La fin de ces conférences, en 1642, s’explique aisément par la somme des inimitiés qui se sont accumulées contre les conférences. Renaudot s’est attiré le mépris de l’élite savante qui lui reproche de mélanger de nobles activités avec d’autres, jugées triviales et indignes d’un médecin (le prêt sur gage par exemple). L’hostilité a aussi une origine politique : la protection de Richelieu a valu à Renaudot l’antipathie des ennemis politiques du ministre (le clan des dévots). Renaudot s’est bien entendu aussi attiré la haine des médecins parisiens.
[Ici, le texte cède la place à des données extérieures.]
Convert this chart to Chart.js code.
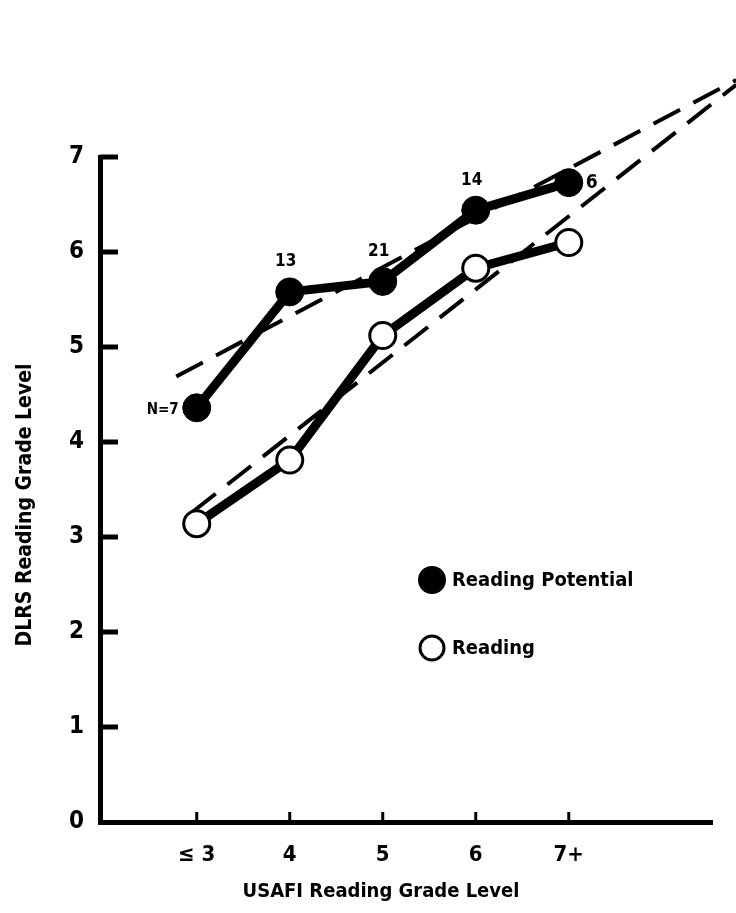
<!DOCTYPE html>
<html>
<head>
<meta charset="utf-8">
<script src="https://cdn.jsdelivr.net/npm/chart.js@4"></script>
<style>
  body { margin: 0; background: #fff; }
</style>
</head>
<body>
<canvas id="c" width="736" height="913"></canvas>
<script>
// USAFI grade groups (x) and DLRS grade level (y)
var gradeX = [3, 4, 5, 6, 7];
var xTickLabels = ['\u2264 3', '4', '5', '6', '7+'];
var potential = [4.36, 5.58, 5.69, 6.44, 6.73];
var reading = [3.14, 3.81, 5.12, 5.83, 6.10];
var groupN = ['N=7', '13', '21', '14', '6'];

// fitted dashed trend lines (end points)
var trendPotential = [[2.78, 4.69], [8.80, 7.81]];
var trendReading = [[2.95, 3.26], [8.80, 7.76]];

var FONT = "'DejaVu Sans Condensed', sans-serif";

function pts(xs, ys) {
  return xs.map(function (x, i) { return { x: x, y: ys[i] }; });
}
function pairs(p) {
  return p.map(function (d) { return { x: d[0], y: d[1] }; });
}

// inward tick marks, axis titles, point counts and the legend
var extras = {
  id: 'extras',
  afterDatasetsDraw: function (chart) {
    var ctx = chart.ctx, xs = chart.scales.x, ys = chart.scales.y;
    ctx.save();
    ctx.strokeStyle = '#000';
    ctx.lineCap = 'butt';
    ctx.lineWidth = 5;
    for (var v = 1; v <= 7; v++) {
      var py = ys.getPixelForValue(v);
      ctx.beginPath();
      ctx.moveTo(xs.left, py);
      ctx.lineTo(xs.left + 18, py);
      ctx.stroke();
    }
    ctx.lineWidth = 3;
    gradeX.forEach(function (g) {
      var px = xs.getPixelForValue(g);
      ctx.beginPath();
      ctx.moveTo(px, ys.bottom);
      ctx.lineTo(px, ys.bottom - 10);
      ctx.stroke();
    });

    ctx.fillStyle = '#000';
    ctx.textBaseline = 'middle';

    // axis titles
    ctx.font = 'bold 20px ' + FONT;
    ctx.textAlign = 'center';
    ctx.fillText('USAFI Reading Grade Level', 381, 892);
    ctx.save();
    ctx.translate(26, 505);
    ctx.rotate(-Math.PI / 2);
    ctx.font = 'bold 21px ' + FONT;
    ctx.fillText('DLRS Reading Grade Level', 0, 0);
    ctx.restore();

    // group sizes next to the potential points
    var meta = chart.getDatasetMeta(2);
    meta.data.forEach(function (p, i) {
      if (i === 0) {
        ctx.font = 'bold 15px ' + FONT;
        ctx.textAlign = 'right';
        ctx.fillText(groupN[i], p.x - 18, p.y + 2);
      } else if (i === groupN.length - 1) {
        ctx.font = 'bold 19px ' + FONT;
        ctx.textAlign = 'left';
        ctx.fillText(groupN[i], p.x + 17, p.y);
      } else {
        ctx.font = 'bold 17px ' + FONT;
        ctx.textAlign = 'center';
        ctx.fillText(groupN[i], p.x - 4, p.y - 30);
      }
    });

    // legend
    var lx = 432, ly1 = 580, ly2 = 648;
    ctx.beginPath();
    ctx.arc(lx, ly1, 14, 0, Math.PI * 2);
    ctx.fill();
    ctx.beginPath();
    ctx.lineWidth = 3;
    ctx.arc(lx, ly2, 12, 0, Math.PI * 2);
    ctx.stroke();
    ctx.font = 'bold 20px ' + FONT;
    ctx.textAlign = 'left';
    ctx.fillText('Reading Potential', lx + 20, ly1 + 1);
    ctx.fillText('Reading', lx + 20, ly2 + 1);
    ctx.restore();
  }
};

new Chart(document.getElementById('c'), {
  type: 'line',
  data: {
    datasets: [{
      label: 'Potential trend',
      data: pairs(trendPotential),
      borderColor: '#000',
      borderWidth: 4,
      borderDash: [30, 15],
      pointRadius: 0,
      clip: false,
      order: 3
    }, {
      label: 'Reading trend',
      data: pairs(trendReading),
      borderColor: '#000',
      borderWidth: 4,
      borderDash: [30, 15],
      pointRadius: 0,
      clip: false,
      order: 3
    }, {
      label: 'Reading Potential',
      data: pts(gradeX, potential),
      borderColor: '#000',
      borderWidth: 9,
      pointRadius: 14,
      pointBackgroundColor: '#000',
      pointBorderColor: '#000',
      pointBorderWidth: 1,
      clip: false,
      order: 1
    }, {
      label: 'Reading',
      data: pts(gradeX, reading),
      borderColor: '#000',
      borderWidth: 9,
      pointRadius: 13,
      pointBackgroundColor: '#fff',
      pointBorderColor: '#000',
      pointBorderWidth: 3,
      clip: false,
      order: 1
    }]
  },
  options: {
    responsive: false,
    animation: false,
    layout: { padding: { top: 157, right: 24, left: 0, bottom: 0 } },
    plugins: { legend: { display: false }, tooltip: { enabled: false } },
    scales: {
      x: {
        type: 'linear',
        min: 1.96,
        max: 8.54,
        afterFit: function (s) { s.height = 91; },
        afterBuildTicks: function (s) {
          s.ticks = gradeX.map(function (v) { return { value: v }; });
        },
        grid: { display: false, drawTicks: false },
        border: { display: true, color: '#000', width: 5 },
        ticks: {
          color: '#000',
          padding: 20,
          font: { family: FONT, size: 22, weight: 'bold' },
          callback: function (v) { return xTickLabels[gradeX.indexOf(v)]; }
        }
      },
      y: {
        min: 0,
        max: 7,
        afterFit: function (s) { s.width = 100; },
        grid: { display: false, drawTicks: false },
        border: { display: true, color: '#000', width: 5 },
        ticks: {
          stepSize: 1,
          color: '#000',
          padding: 16,
          font: { family: FONT, size: 24, weight: 'bold' }
        }
      }
    }
  },
  plugins: [extras]
});
</script>
</body>
</html>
Après la mort de Richelieu, il se trouve davantage exposé. A partir de 1643, l’attaque devient plus violente : la faculté de Paris lui intente un procès et un arrêt du Parlement de Paris de 1644 lui interdit les conférences, les consultations charitables, le prêt et la vente sur gage ; il est seulement autorisé à conserver La Gazette. Les conférences se sont probablement poursuivies jusqu’en 1644, mais les comptes rendus prennent fin en 1642.

En définitive, on ne peut pas dire que le Bureau d’Adresse ait été un lieu d’innovation ; il a plutôt contribué à diffuser, sous une forme plaisante et accessible au public, un savoir assez traditionnel. C’est ce qui fait l’intérêt de ce livre ; en choisissant cet angle d’approche, il nous donne à voir ce dont on parle finalement peu : la «culture générale» de la majorité des Français relativement instruits dans la première moitié du XVIIe siècle.